Inspired by a napkin from a cocktail party, Christensen asked his neighbor’s son, a student at Palo Alto High School, to make a Nutcracker decoration. Now the lone Nutcracker is joined by a ballerina and the seven-headed mouse king. The Nutcracker theme continues inside – Christensen says that he picks up nutcrackers whenever he sees them. Despite his enthusiasm for the tradition of Christmas Tree Lane, he says that he didn’t know about the tradition when he first moved to Fulton Street.
“It was mentioned, but we were living in Cupertino, so we really had no idea what we were getting into,” he said. “We love it but it’s a busy time. But it gets everybody in the spirit, so it’s good.”
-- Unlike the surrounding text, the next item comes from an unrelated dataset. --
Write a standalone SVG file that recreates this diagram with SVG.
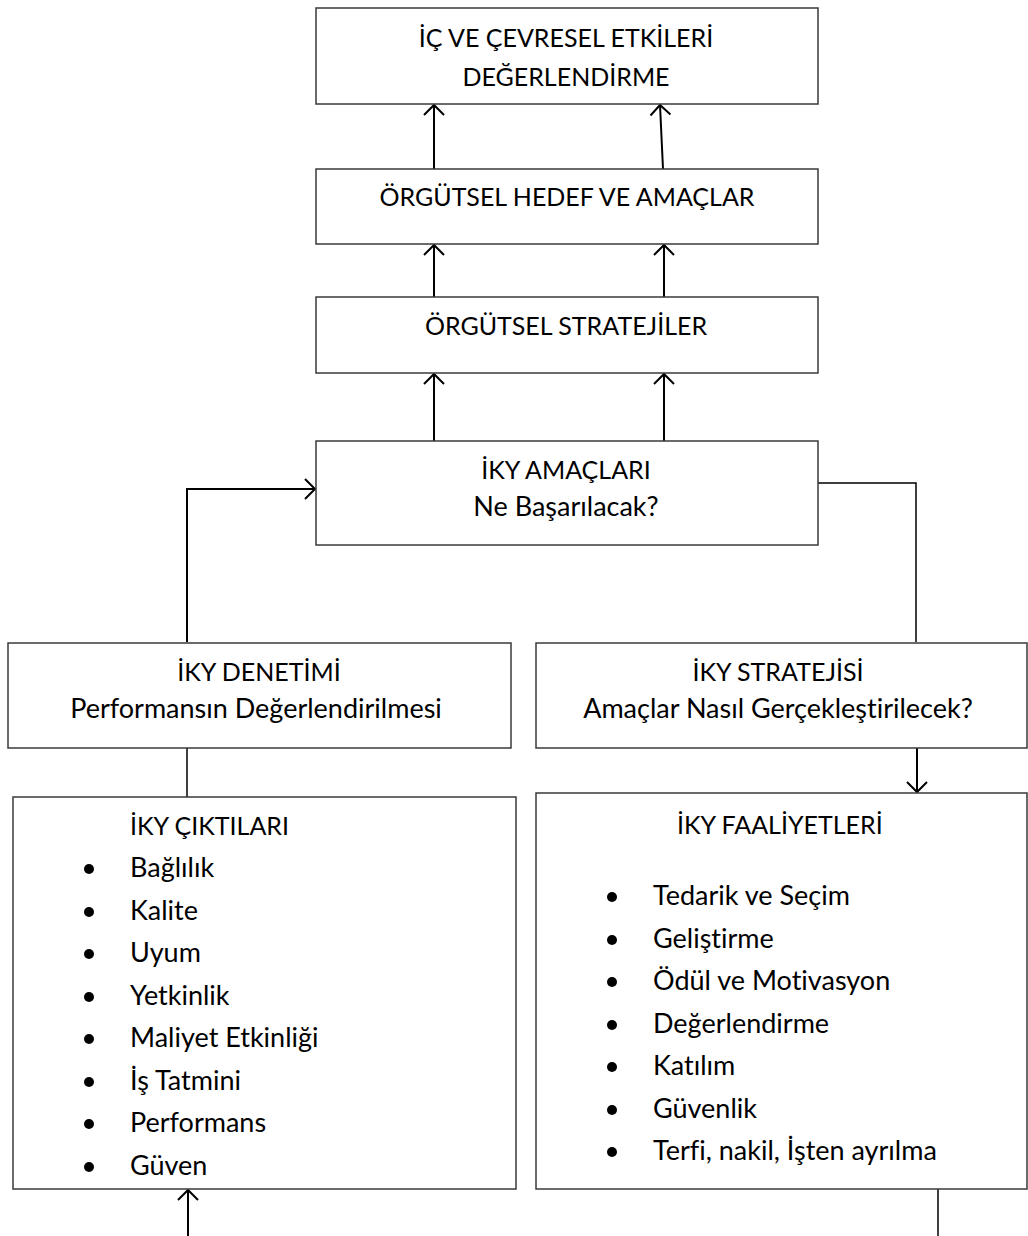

Notable changes to the tradition are carefully noted on christmastreelane.org – a website that Larry Christensen and his son first built in 2004 to document the history of the tradition. Previously, the history has been kept in an album which was circulated each holiday season at the neighborhood coffee. Christensen says that “there was a lot of neat historical stuff in [the album] that I thought well, we ought to get this out so it’s a little more public. So we scanned a few things and we put together the chronology of what we could find from newspaper clippings and stuff.”
1942 is the one year since the lane’s inception that there were no lights on Christmas Tree Lane, due to a wartime blackout. The following year, despite difficulties finding trees and lights, the lane was lit again – the Palo Alto Times called the street a “symbol of the Star of Peace.” The committee planned carefully around how to keep Christmas Tree Lane during World War II. The website quotes a letter from Judge Hardy. He wrote in 1943, “As it is difficult to replace lighting units, and as it now will be impossible to do so for the near future, may we suggest that when a resident leases or sells his home he make some arrangement whereby the lessee or buyer can retain the use of the equipment. … Only in this way with your help can we be assured of the continuance of our “Christmas Fairyland Lane.”
Even now, when replacements are possible, decorations and lights have been handed down from one family to another. The history of the lane includes the energy crisis of 1973, when President Richard Nixon urged citizens not to decorate with lights for the holiday. On Fulton Street, lights on trees were replaced with shiny red bows, a silver star at the top, and lamp posts were wrapped in red ribbon.
Beyond historical events, the website’s chronology tracks the movements of Frosty the Snowman, Smurfs, and Santa Claus up and down Fulton Street. In 1947, according to christmastreelane.org, “Something new was added this year – a spotlighted Santa with a pack on his back, about to descend the Hardy’s Chimney (1830 Fulton). Missing are the seven dwarfs that in previous years were seen climbing over the house at 1850 Fulton Street (they were badly in need of a paint job and should be back again next year.)”
In 1974, Santa Claus was passed from the Hardy family of 1830 Fulton to the Stone family, at 1731 Fulton. In 1998, a “The Night Before Christmas” scene appeared at 1746 Fulton. The following year, a California brown bear and gingerbread men came onto the scene.
Scott Dougall’s home at 1716 Fulton had historically been “the Smurf House.” Since they moved in three years ago, however, there have been no Smurfs on his lawn. While his family has debated what decorations to put up, one thing was unanimous, he said. “No Smurfs.”
This year, Dougall will be lighting a tree in his front yard with sparkling LED lights, and stringing star-shaped hanging lights in the tree. In the past, the Dougalls also have had candy canes and a horse and carriage cutout on their lawn.
“I’m trying to respect the tradition but also doing something that suits my family,” Dougall said.
Part of the tradition on Fulton Street is the use of multicolored C9 lights on the small “Charlie Brown” Christmas trees that line the street. “The white light goes on top,” Jim McDonnell said.
McDonnell, whose wife, Susan, is the chair of the Christmas Tree Lane Committee this year, sources all of the trees. The trees come from The trees come from Oregon and McDonnell bought 70 trees wholesale with a resident of Willow Glen in San Jose, who buys 700 for his neighborhood.
This year, Christmas Tree Lane will be lit from 5 p.m. to 11 p.m. from December 16th to December 31st. The corner of Tennyson and Fulton is the recommended destination. Instead of driving, to really take in the decorations, residents recommend parking nearby and strolling down the lane.